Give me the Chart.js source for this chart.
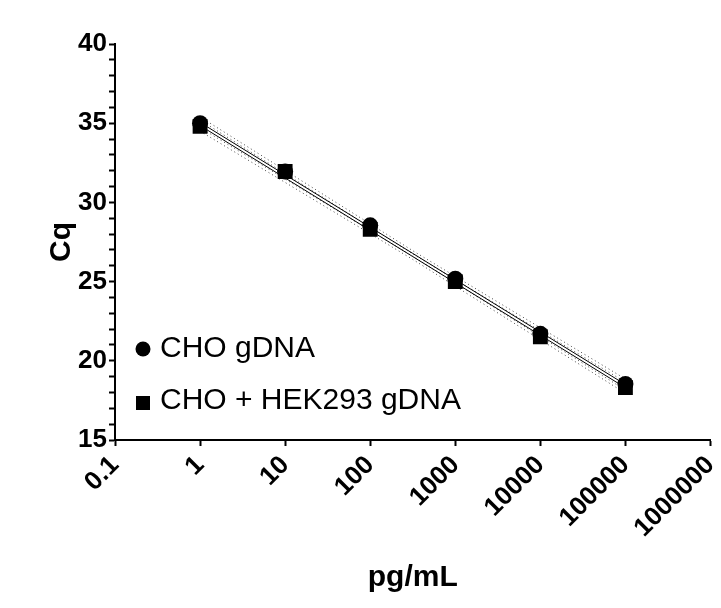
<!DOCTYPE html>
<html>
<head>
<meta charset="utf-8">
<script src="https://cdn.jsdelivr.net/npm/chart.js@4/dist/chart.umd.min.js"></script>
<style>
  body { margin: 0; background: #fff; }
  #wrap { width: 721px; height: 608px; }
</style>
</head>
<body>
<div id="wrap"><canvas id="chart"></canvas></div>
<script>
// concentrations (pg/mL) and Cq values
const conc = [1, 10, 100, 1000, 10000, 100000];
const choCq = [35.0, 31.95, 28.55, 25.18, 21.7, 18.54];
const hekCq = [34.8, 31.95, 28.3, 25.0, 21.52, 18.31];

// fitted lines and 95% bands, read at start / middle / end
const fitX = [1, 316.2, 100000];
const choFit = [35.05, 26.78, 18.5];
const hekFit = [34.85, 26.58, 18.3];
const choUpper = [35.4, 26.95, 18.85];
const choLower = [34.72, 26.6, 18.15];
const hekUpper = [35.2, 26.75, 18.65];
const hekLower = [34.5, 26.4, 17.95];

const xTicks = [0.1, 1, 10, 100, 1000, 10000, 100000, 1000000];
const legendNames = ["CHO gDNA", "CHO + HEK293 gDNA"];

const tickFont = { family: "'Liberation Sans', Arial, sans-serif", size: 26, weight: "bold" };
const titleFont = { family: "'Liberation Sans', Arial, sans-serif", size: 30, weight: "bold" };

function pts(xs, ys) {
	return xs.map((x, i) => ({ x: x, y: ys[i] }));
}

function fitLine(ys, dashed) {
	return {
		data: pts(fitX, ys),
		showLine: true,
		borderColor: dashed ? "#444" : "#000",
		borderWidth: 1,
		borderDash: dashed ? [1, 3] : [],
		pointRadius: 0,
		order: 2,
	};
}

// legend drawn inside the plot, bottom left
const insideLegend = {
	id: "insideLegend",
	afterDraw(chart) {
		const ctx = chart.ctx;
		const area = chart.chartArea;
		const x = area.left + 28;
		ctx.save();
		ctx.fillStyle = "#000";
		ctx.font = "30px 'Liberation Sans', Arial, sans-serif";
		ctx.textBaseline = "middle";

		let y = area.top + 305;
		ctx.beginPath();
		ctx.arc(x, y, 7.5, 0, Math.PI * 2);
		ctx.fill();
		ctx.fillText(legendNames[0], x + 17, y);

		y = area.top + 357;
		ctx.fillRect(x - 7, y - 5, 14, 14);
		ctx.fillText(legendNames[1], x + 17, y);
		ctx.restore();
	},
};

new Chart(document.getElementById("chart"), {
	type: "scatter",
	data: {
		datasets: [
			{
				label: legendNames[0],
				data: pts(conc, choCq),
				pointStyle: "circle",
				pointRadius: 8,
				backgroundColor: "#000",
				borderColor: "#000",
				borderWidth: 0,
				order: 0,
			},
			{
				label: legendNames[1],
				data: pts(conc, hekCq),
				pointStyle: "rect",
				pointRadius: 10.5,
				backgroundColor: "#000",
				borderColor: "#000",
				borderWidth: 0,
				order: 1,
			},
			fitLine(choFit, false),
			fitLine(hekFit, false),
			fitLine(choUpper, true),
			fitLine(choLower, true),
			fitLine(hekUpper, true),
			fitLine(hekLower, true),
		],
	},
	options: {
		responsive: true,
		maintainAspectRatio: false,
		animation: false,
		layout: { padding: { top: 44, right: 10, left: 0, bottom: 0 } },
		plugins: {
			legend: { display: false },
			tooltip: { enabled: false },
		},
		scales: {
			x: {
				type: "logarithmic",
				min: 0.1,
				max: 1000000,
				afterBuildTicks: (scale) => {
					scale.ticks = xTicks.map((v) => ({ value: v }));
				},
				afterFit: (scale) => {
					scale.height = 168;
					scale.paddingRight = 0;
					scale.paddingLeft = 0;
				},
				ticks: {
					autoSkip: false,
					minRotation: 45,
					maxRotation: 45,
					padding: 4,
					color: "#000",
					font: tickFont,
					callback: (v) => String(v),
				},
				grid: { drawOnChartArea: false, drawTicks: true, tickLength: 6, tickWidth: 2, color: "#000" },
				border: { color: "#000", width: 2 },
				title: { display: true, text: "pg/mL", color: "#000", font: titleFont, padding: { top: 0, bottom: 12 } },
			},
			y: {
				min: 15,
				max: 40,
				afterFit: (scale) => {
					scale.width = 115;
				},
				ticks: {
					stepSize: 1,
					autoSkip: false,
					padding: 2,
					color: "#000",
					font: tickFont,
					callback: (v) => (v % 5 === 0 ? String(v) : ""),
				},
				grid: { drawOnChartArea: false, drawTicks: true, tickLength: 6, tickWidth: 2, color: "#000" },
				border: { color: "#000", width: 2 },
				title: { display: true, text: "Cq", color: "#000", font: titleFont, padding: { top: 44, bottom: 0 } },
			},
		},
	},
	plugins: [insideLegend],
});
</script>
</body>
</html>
----------
WHAT NEEDS TO BE DONE: Pictures are excluded; copy all other data exactly as shown.

FULL RESPONSE:
Give me the Chart.js source for this chart.
<!DOCTYPE html>
<html>
<head>
<meta charset="utf-8">
<script src="https://cdn.jsdelivr.net/npm/chart.js@4/dist/chart.umd.min.js"></script>
<style>
  body { margin: 0; background: #fff; }
  #wrap { width: 721px; height: 608px; }
</style>
</head>
<body>
<div id="wrap"><canvas id="chart"></canvas></div>
<script>
// concentrations (pg/mL) and Cq values
const conc = [1, 10, 100, 1000, 10000, 100000];
const choCq = [35.0, 31.95, 28.55, 25.18, 21.7, 18.54];
const hekCq = [34.8, 31.95, 28.3, 25.0, 21.52, 18.31];

// fitted lines and 95% bands, read at start / middle / end
const fitX = [1, 316.2, 100000];
const choFit = [35.05, 26.78, 18.5];
const hekFit = [34.85, 26.58, 18.3];
const choUpper = [35.4, 26.95, 18.85];
const choLower = [34.72, 26.6, 18.15];
const hekUpper = [35.2, 26.75, 18.65];
const hekLower = [34.5, 26.4, 17.95];

const xTicks = [0.1, 1, 10, 100, 1000, 10000, 100000, 1000000];
const legendNames = ["CHO gDNA", "CHO + HEK293 gDNA"];

const tickFont = { family: "'Liberation Sans', Arial, sans-serif", size: 26, weight: "bold" };
const titleFont = { family: "'Liberation Sans', Arial, sans-serif", size: 30, weight: "bold" };

function pts(xs, ys) {
	return xs.map((x, i) => ({ x: x, y: ys[i] }));
}

function fitLine(ys, dashed) {
	return {
		data: pts(fitX, ys),
		showLine: true,
		borderColor: dashed ? "#444" : "#000",
		borderWidth: 1,
		borderDash: dashed ? [1, 3] : [],
		pointRadius: 0,
		order: 2,
	};
}

// legend drawn inside the plot, bottom left
const insideLegend = {
	id: "insideLegend",
	afterDraw(chart) {
		const ctx = chart.ctx;
		const area = chart.chartArea;
		const x = area.left + 28;
		ctx.save();
		ctx.fillStyle = "#000";
		ctx.font = "30px 'Liberation Sans', Arial, sans-serif";
		ctx.textBaseline = "middle";

		let y = area.top + 305;
		ctx.beginPath();
		ctx.arc(x, y, 7.5, 0, Math.PI * 2);
		ctx.fill();
		ctx.fillText(legendNames[0], x + 17, y);

		y = area.top + 357;
		ctx.fillRect(x - 7, y - 5, 14, 14);
		ctx.fillText(legendNames[1], x + 17, y);
		ctx.restore();
	},
};

new Chart(document.getElementById("chart"), {
	type: "scatter",
	data: {
		datasets: [
			{
				label: legendNames[0],
				data: pts(conc, choCq),
				pointStyle: "circle",
				pointRadius: 8,
				backgroundColor: "#000",
				borderColor: "#000",
				borderWidth: 0,
				order: 0,
			},
			{
				label: legendNames[1],
				data: pts(conc, hekCq),
				pointStyle: "rect",
				pointRadius: 10.5,
				backgroundColor: "#000",
				borderColor: "#000",
				borderWidth: 0,
				order: 1,
			},
			fitLine(choFit, false),
			fitLine(hekFit, false),
			fitLine(choUpper, true),
			fitLine(choLower, true),
			fitLine(hekUpper, true),
			fitLine(hekLower, true),
		],
	},
	options: {
		responsive: true,
		maintainAspectRatio: false,
		animation: false,
		layout: { padding: { top: 44, right: 10, left: 0, bottom: 0 } },
		plugins: {
			legend: { display: false },
			tooltip: { enabled: false },
		},
		scales: {
			x: {
				type: "logarithmic",
				min: 0.1,
				max: 1000000,
				afterBuildTicks: (scale) => {
					scale.ticks = xTicks.map((v) => ({ value: v }));
				},
				afterFit: (scale) => {
					scale.height = 168;
					scale.paddingRight = 0;
					scale.paddingLeft = 0;
				},
				ticks: {
					autoSkip: false,
					minRotation: 45,
					maxRotation: 45,
					padding: 4,
					color: "#000",
					font: tickFont,
					callback: (v) => String(v),
				},
				grid: { drawOnChartArea: false, drawTicks: true, tickLength: 6, tickWidth: 2, color: "#000" },
				border: { color: "#000", width: 2 },
				title: { display: true, text: "pg/mL", color: "#000", font: titleFont, padding: { top: 0, bottom: 12 } },
			},
			y: {
				min: 15,
				max: 40,
				afterFit: (scale) => {
					scale.width = 115;
				},
				ticks: {
					stepSize: 1,
					autoSkip: false,
					padding: 2,
					color: "#000",
					font: tickFont,
					callback: (v) => (v % 5 === 0 ? String(v) : ""),
				},
				grid: { drawOnChartArea: false, drawTicks: true, tickLength: 6, tickWidth: 2, color: "#000" },
				border: { color: "#000", width: 2 },
				title: { display: true, text: "Cq", color: "#000", font: titleFont, padding: { top: 44, bottom: 0 } },
			},
		},
	},
	plugins: [insideLegend],
});
</script>
</body>
</html>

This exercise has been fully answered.